Can Russia and the U.S. Cooperate on Missile Defense?

Impact

In the State Department's daily press briefing on January 3, spokesperson Victoria Nuland briefly got on topic of missile defense, and the now well-aged debate about placing the missiles in Europe and Russia's opposition to it. Nuland reiterated familiar points about American willingness to work with Russia on the matter and the expectation for the same attitude from Moscow, but also expressed the readiness to do so bilaterally, as well as in the context of the NATO-Russia Council (NRC). The reason we might see the first concrete steps in 2013 on the resolution of the impasse between Washington and Moscow is not the often cited reason of Mideast-based missile threats: it is the potential of Chinese and Indian programs that will force an alignment between the foreign policies of the traditional superpowers on the issue.

Washington's Asia-Pacific shift in foreign policy means that China is now the primary geopolitical competitor to the United States. China's rapidly expanding economy also means that military investment is growing accordingly, most noticeably in aircraft carrier capacity and the creation of a submarine fleet that will carry nuclear missiles. In this respect, China would effectively employ the conceptual nuclear triad (land, sea, air), already in place in the United States, Russia, France and England. A near-continuous sea-based strategic deterrence capability will be followed by a globally deployable carrier strike group capability. Both options would give China the option of striking any point in the world at any time, and this is an unprecedented qualitative development for China's military.
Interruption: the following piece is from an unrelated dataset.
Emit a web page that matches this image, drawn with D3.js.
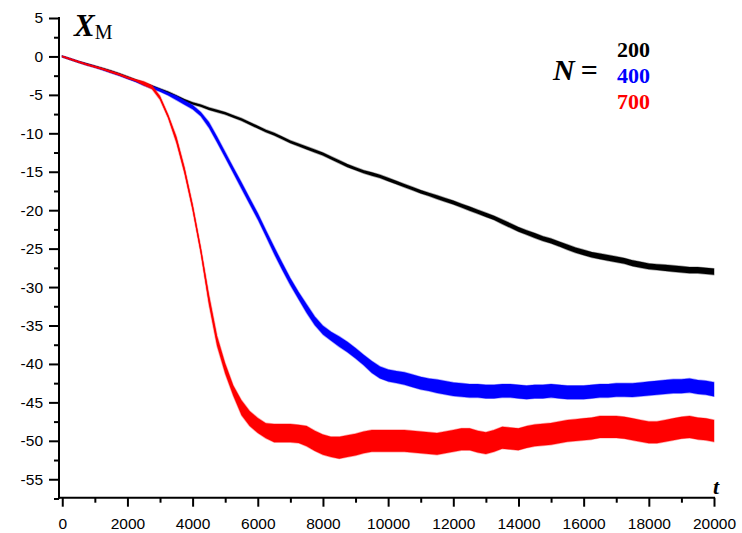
<!DOCTYPE html>
<html>
<head>
<meta charset="utf-8">
<script src="https://cdn.jsdelivr.net/npm/d3@7"></script>
<style>
  html, body { margin: 0; padding: 0; background: #fff; }
  svg { display: block; }
</style>
</head>
<body>
<svg id="chart" width="742" height="533"></svg>
<script>
// Sampling times (every 250 steps)
const times = d3.range(0, 20001, 250);

// Mean trajectory X_M(t) for each chain length N
const xm200 = [
  0, -0.35, -0.7, -1.0, -1.3, -1.6, -1.95, -2.3, -2.7, -3.1, -3.5, -3.9, -4.3, -4.7, -5.2, -5.7,
  -6.1, -6.4, -6.8, -7.1, -7.4, -7.8, -8.2, -8.7, -9.2, -9.7, -10.1, -10.6, -11.1, -11.5, -11.9, -12.3,
  -12.7, -13.2, -13.7, -14.2, -14.6, -15.0, -15.3, -15.6, -16.0, -16.4, -16.8, -17.2, -17.6, -17.95, -18.3, -18.65,
  -19.0, -19.4, -19.8, -20.2, -20.6, -21.0, -21.5, -22.0, -22.5, -22.9, -23.3, -23.7, -24.0, -24.4, -24.8, -25.2,
  -25.5, -25.8, -26.0, -26.2, -26.4, -26.6, -26.9, -27.1, -27.3, -27.4, -27.5, -27.6, -27.7, -27.8, -27.8, -27.9,
  -28.0
];
const xm400 = [
  0, -0.35, -0.7, -1.05, -1.35, -1.7, -2.05, -2.4, -2.8, -3.2, -3.6, -4.0, -4.4, -4.9, -5.4, -6.0,
  -6.6, -7.5, -8.9, -10.8, -12.8, -14.8, -16.8, -18.8, -20.8, -23.0, -25.2, -27.3, -29.3, -31.1, -32.8, -34.4,
  -35.6, -36.4, -37.1, -37.8, -38.6, -39.5, -40.4, -41.1, -41.5, -41.7, -41.9, -42.2, -42.5, -42.7, -42.9, -43.1,
  -43.3, -43.4, -43.5, -43.5, -43.6, -43.6, -43.5, -43.5, -43.6, -43.7, -43.6, -43.6, -43.5, -43.6, -43.7, -43.7,
  -43.7, -43.6, -43.5, -43.5, -43.4, -43.4, -43.4, -43.3, -43.2, -43.1, -43.0, -42.9, -42.9, -42.8, -43.0, -43.1,
  -43.3
];
const xm700 = [
  0, -0.35, -0.7, -1.05, -1.35, -1.65, -2.0, -2.35, -2.75, -3.1, -3.5, -4.0, -5.4, -7.8, -10.8, -14.8,
  -19.6, -25.2, -31.6, -37.0, -40.6, -43.5, -45.7, -47.1, -48.0, -48.7, -49.0, -49.0, -49.0, -49.1, -49.4, -50.0,
  -50.5, -50.8, -50.9, -50.7, -50.5, -50.2, -50.0, -50.0, -50.0, -50.0, -50.0, -50.1, -50.2, -50.3, -50.4, -50.2,
  -50.0, -49.8, -49.8, -50.1, -50.3, -50.0, -49.6, -49.7, -49.8, -49.5, -49.3, -49.2, -49.1, -48.9, -48.7, -48.6,
  -48.5, -48.4, -48.2, -48.2, -48.2, -48.3, -48.5, -48.7, -48.9, -48.9, -48.7, -48.5, -48.3, -48.2, -48.4, -48.5,
  -48.7
];

// Fluctuation half-width around the mean, one value per 1000 steps
const spread200 = [0.08, 0.1, 0.12, 0.14, 0.15, 0.16, 0.17, 0.18, 0.2, 0.2, 0.22, 0.22, 0.25, 0.27, 0.3, 0.32, 0.35, 0.37, 0.38, 0.4, 0.4];
const spread400 = [0.08, 0.1, 0.12, 0.18, 0.28, 0.38, 0.42, 0.48, 0.58, 0.68, 0.78, 0.82, 0.88, 0.88, 0.88, 0.88, 0.88, 0.88, 0.9, 0.92, 0.92];
const spread700 = [0.08, 0.1, 0.12, 0.25, 0.42, 0.68, 0.98, 1.18, 1.32, 1.42, 1.42, 1.42, 1.42, 1.42, 1.42, 1.42, 1.42, 1.42, 1.42, 1.42, 1.42];

// Legend entries and series colours
const chainLengths = ["200", "400", "700"];
const seriesColors = ["#000000", "#0000ff", "#ff0000"];

const xTicksMajor = d3.range(0, 20001, 2000);
const xTicksMinor = d3.range(1000, 20000, 2000);
const yTicksMajor = d3.range(5, -56, -5);
const yTicksMinor = d3.range(2.5, -58, -5);

const svg = d3.select("#chart");

const x = d3.scaleLinear().domain([-100, 20000]).range([59, 714]);
const y = d3.scaleLinear().domain([5, -57.4]).range([18, 497.7]);

const series = [
  { values: xm200, spread: spread200, color: seriesColors[0] },
  { values: xm400, spread: spread400, color: seriesColors[1] },
  { values: xm700, spread: spread700, color: seriesColors[2] }
];

// Each trajectory: a filled fluctuation band (soft fringe) with its mean line on top
const band = d3.area()
  .x(d => x(d.t))
  .y0(d => y(d.v - d.s))
  .y1(d => y(d.v + d.s));

const line = d3.line()
  .x(d => x(d.t))
  .y(d => y(d.v));

const plot = svg.append("g");
series.forEach(s => {
  const pts = times.map((t, i) => ({ t, v: s.values[i], s: s.spread[Math.round(t / 1000)] }));
  plot.append("path")
    .attr("d", band(pts))
    .attr("fill", s.color)
    .attr("stroke", s.color)
    .attr("stroke-opacity", 0.35)
    .attr("stroke-width", 1.4)
    .attr("stroke-linejoin", "round");
  plot.append("path")
    .attr("d", line(pts))
    .attr("fill", "none")
    .attr("stroke", s.color)
    .attr("stroke-width", 1.2);
});

// Axis lines
const axisG = svg.append("g").attr("stroke", "#000").attr("stroke-width", 2);
axisG.append("line").attr("x1", 59).attr("x2", 59).attr("y1", y(5) - 1).attr("y2", 498.7);
axisG.append("line").attr("x1", 58).attr("x2", 715).attr("y1", 497.7).attr("y2", 497.7);

// Bottom axis: labelled major ticks and unlabelled minor ticks
const xAxis = d3.axisBottom(x).tickValues(xTicksMajor).tickSize(9).tickSizeOuter(0).tickPadding(11)
  .tickFormat(d3.format("d"));
const gx = svg.append("g").attr("transform", "translate(0,497.7)").call(xAxis);
gx.select(".domain").remove();
gx.selectAll(".tick line").attr("stroke-width", 2);
gx.selectAll(".tick text")
  .attr("font-family", "Liberation Sans, Arial, sans-serif")
  .attr("font-size", 15.5)
  .attr("fill", "#000");

const gxm = svg.append("g").attr("transform", "translate(0,497.7)")
  .call(d3.axisBottom(x).tickValues(xTicksMinor).tickSize(5).tickSizeOuter(0).tickFormat(""));
gxm.select(".domain").remove();
gxm.selectAll(".tick line").attr("stroke-width", 2);

// Left axis
const yAxis = d3.axisLeft(y).tickValues(yTicksMajor).tickSize(10).tickSizeOuter(0).tickPadding(6)
  .tickFormat(d => d < 0 ? "-" + Math.abs(d) : String(d));
const gy = svg.append("g").attr("transform", "translate(59,0)").call(yAxis);
gy.select(".domain").remove();
gy.selectAll(".tick line").attr("stroke-width", 2);
gy.selectAll(".tick text")
  .attr("font-family", "Liberation Sans, Arial, sans-serif")
  .attr("font-size", 15.5)
  .attr("fill", "#000");

const gym = svg.append("g").attr("transform", "translate(59,0)")
  .call(d3.axisLeft(y).tickValues(yTicksMinor).tickSize(5).tickSizeOuter(0).tickFormat(""));
gym.select(".domain").remove();
gym.selectAll(".tick line").attr("stroke-width", 2);

// Axis titles
const serif = "Liberation Serif, Times New Roman, serif";
const yt = svg.append("text").attr("x", 74).attr("y", 36).attr("font-family", serif);
yt.append("tspan").attr("font-size", 31).attr("font-weight", "bold").attr("font-style", "italic").text("X");
yt.append("tspan").attr("font-size", 20).attr("dy", 3).text("M");

svg.append("text").attr("x", 713).attr("y", 494)
  .attr("font-family", serif).attr("font-size", 22)
  .attr("font-weight", "bold").attr("font-style", "italic").text("t");

// Legend
svg.append("text").attr("x", 553).attr("y", 80)
  .attr("font-family", serif).attr("font-size", 30).attr("font-weight", "bold")
  .call(t => {
    t.append("tspan").attr("font-style", "italic").text("N");
    t.append("tspan").attr("dx", 6).text("=");
  });
chainLengths.forEach((n, i) => {
  svg.append("text")
    .attr("x", 617).attr("y", 57 + i * 26.2)
    .attr("font-family", serif).attr("font-size", 22).attr("font-weight", "bold")
    .attr("fill", seriesColors[i])
    .text(n);
});
</script>
</body>
</html>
In 2012, India tested a new generation of a long-range inter-continental ballistic missile, the Agni V, which has a potential operating diameter of 10,000 km and the ability to carry a nuclear warhead. Alongside a nuclear capability, India maintains a military that supplies from domestic industry, Europe, Israel, Russia and the United States, on a scale that makes it the only hybridized force of its kind in the world. India also boasts a program to develop aircraft carrier battle groups, which includes the purchase of another decommissioned Russian hull and the construction of two domestic carriers. Alongside, India is planning on expanding its nuclear submarine fleet, along with its ability to operate with nuclear-tipped ballistic missiles. Traditional strategic cooperation with Russia would also provide the technological requirements for meeting these objectives. While the main reason for these investments is the ascendance of China in Asia, Pakistan's cooperation with Beijing is also a driving factor behind India's military modernization.
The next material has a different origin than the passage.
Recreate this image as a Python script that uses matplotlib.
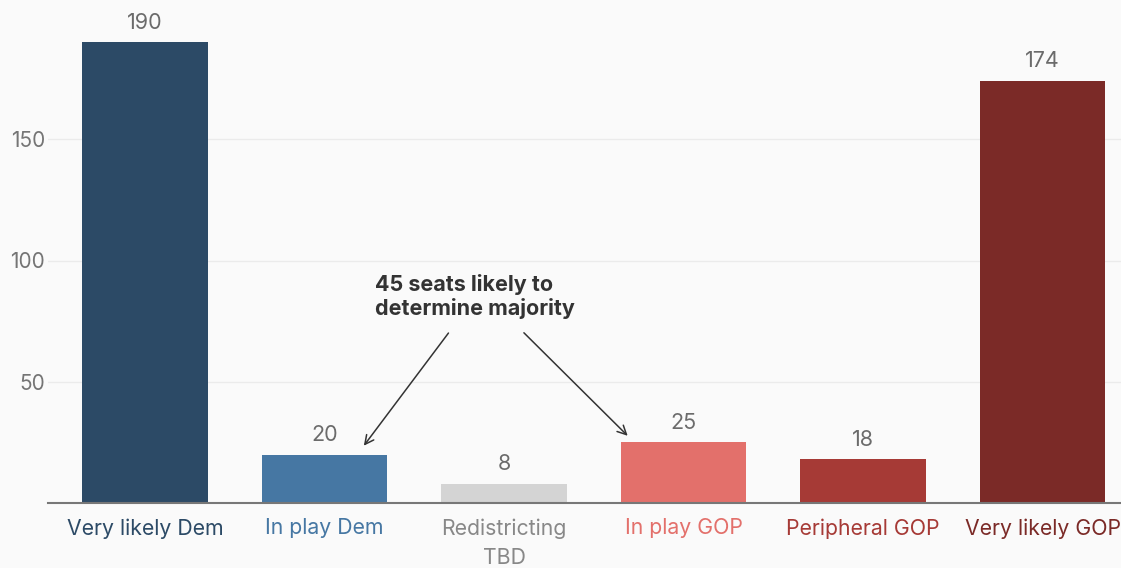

In sum, we have two rising powers that will achieve potentially unhindered global reach within a generation. In the playing field of a multipolar, co-dependent world, we won't likely see the ideological blocs that defined the Cold War, but rather, superpower dynamics where they will cooperate on certain matters and oppose on others. As China and India gradually climb the world's economic ladder, the West will still remain powerful, but not nearly to the same relative extent as before; in simpler terms, no country will be able to exert overwhelming control on any of the rest, as the U.S. and USSR were able to once upon a time. The Agni-5 is able to reach Europe, and further developments could see hypersonic or space-based versions of the missile (India is not a signatory to the Non-proliferation treaty). With this reality in mind, the United States and Russia could see themselves as allies against a potential threat, which affects both, and which will be equal or greater in capability within a generation.

In the immediate vicinity, America's Mideast interests were rattled by the Arab Spring, but could be diminished systemically if India and China adopt more active regional foreign policies in the near term, motivated by economic and security reasons (specifically curbing militant groups in Afghanistan and Pakistan, as well as potentially subversive movements in China's western frontiers). Further west, Eastern Europe would remain NATO's flank and first line of defense, but can also become strategically important for the defense of western Russia, where the majority of the country's infrastructure, people and economic potential is located.

This is not to suggest such cooperation will be achieved quickly, because foreign policy thinking in both capitals, and in NATO, continues to be dominated by the same people who ran the establishments through the Cold War as well. If the NRC is any indication, however, institutional cooperation is achievable and can be an effective tool towards defining the extent of the common interest in missile defense, as well as the best ways to achieve it. It is not even a stretch of the imagination to suggest that Iran can be co-opted as a regional partner via NATO's Partnership for Peace initiative, just like India and the United States managed to restart their nuclear relationship on a dime after nearly 30 years of impasse.

Ideology is no longer an overwhelming determining variable in a practically oriented multipolar world. As the West gradually cedes its power, and Russian strength is limited by a declining population, a costly and far-flung economic base in need of modernization and a socio-economic potential that will not be able to match that of China and India in scale during the 21st century, pragmatism would demand cooperation where possible. The United States, Russia, China and India enjoy generally civil relations between one another, but strategic developments demand a response, even when business is at the heart of them – now is the best time to start that conversation.